Sunday, September 07, 2003

Hear Ye, Hear Ye, Hear Ye

Convocation today, the usual pomp and circumstance. I'm a big fan of ritual -- not merely, as religion teacher and newly-ordained minister Ted suggested during the pre-event milling-around, for love of ritual itself, but most especially because I find the potential for interesting chaos to be heightened significantly when so many people have so much stake in such an ordered program. Ceremonies such as these are often arenas where small mistakes make big waves: the instantaneous visibility of persona and pride on a full community scale prime the pump, as it were, for moments to become, in-an-instant, part of a community memory.

On that scale, today was a bit disappointing. Other than a few easily-rectified program sequencing errors from the head of school, school songs went smoothly, the orchestra and chorus performing at a near-professional level, and everyone actually waited for the last row of seniors to get up for their recession before storming the exits, as requested. Lucky for Loki-lovers, there's plenty of ceremony in prep school life; surely, the next event will better serve my impish nature.
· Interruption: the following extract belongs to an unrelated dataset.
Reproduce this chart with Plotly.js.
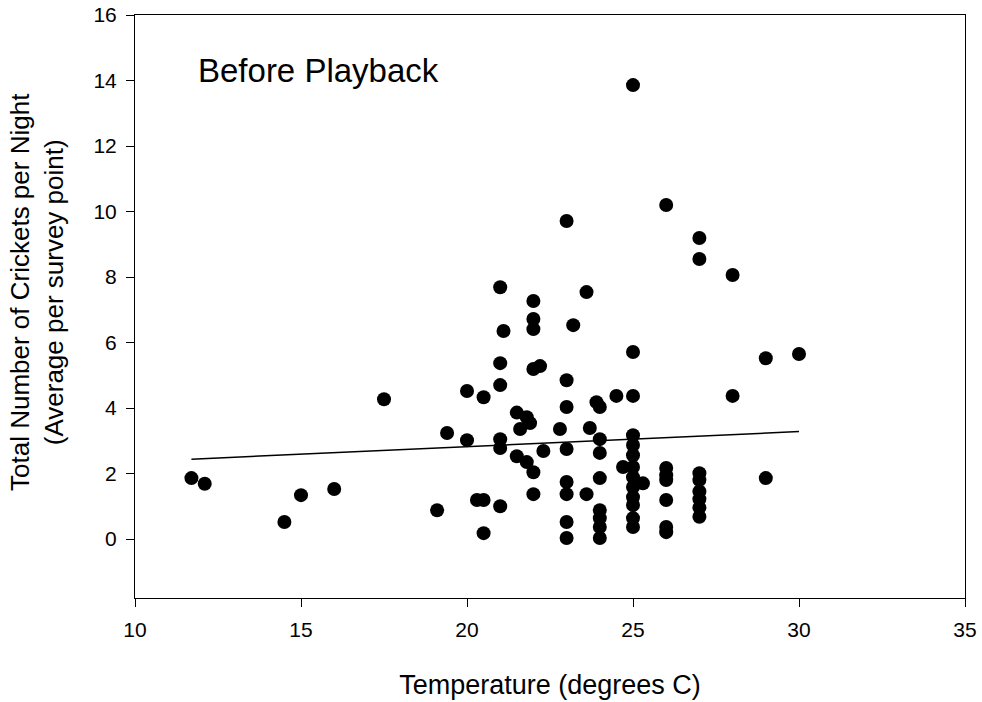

Subjectively speaking, the most striking aspect of this annual formal opening of the school year was the Senior class, who in formal clothes marched in slow procession past the faculty gauntlet to sit front and center, where they were easily visible from our own seats in the balcony. I remember teaching most members of this class, and they seem too young to be seniors -- indeed, despite their stiff shirts and spring dresses, and in most cases a few more inches of height or bustline, these could be the same raw prep school recruits I taught and mentored four falls ago. It's as if their movement in time has been an illusion; as if, for me, they will always be freshmen. I must be getting old, or at least settling in.


Blogwatch

New from Reed College freshman Will Henderson, a recent NMH and Media Literacy alum: lifebeat: rhapsodies of a young college boy. The blog comes to us courtesy of the MT-served Reedie Journals service, which I covet thoroughly, and if Will's student papers and projects last year are any indication, it -- the blog, not the service, though the sentiment surely applies there as well -- promises to be coherent, creative, and perceptive.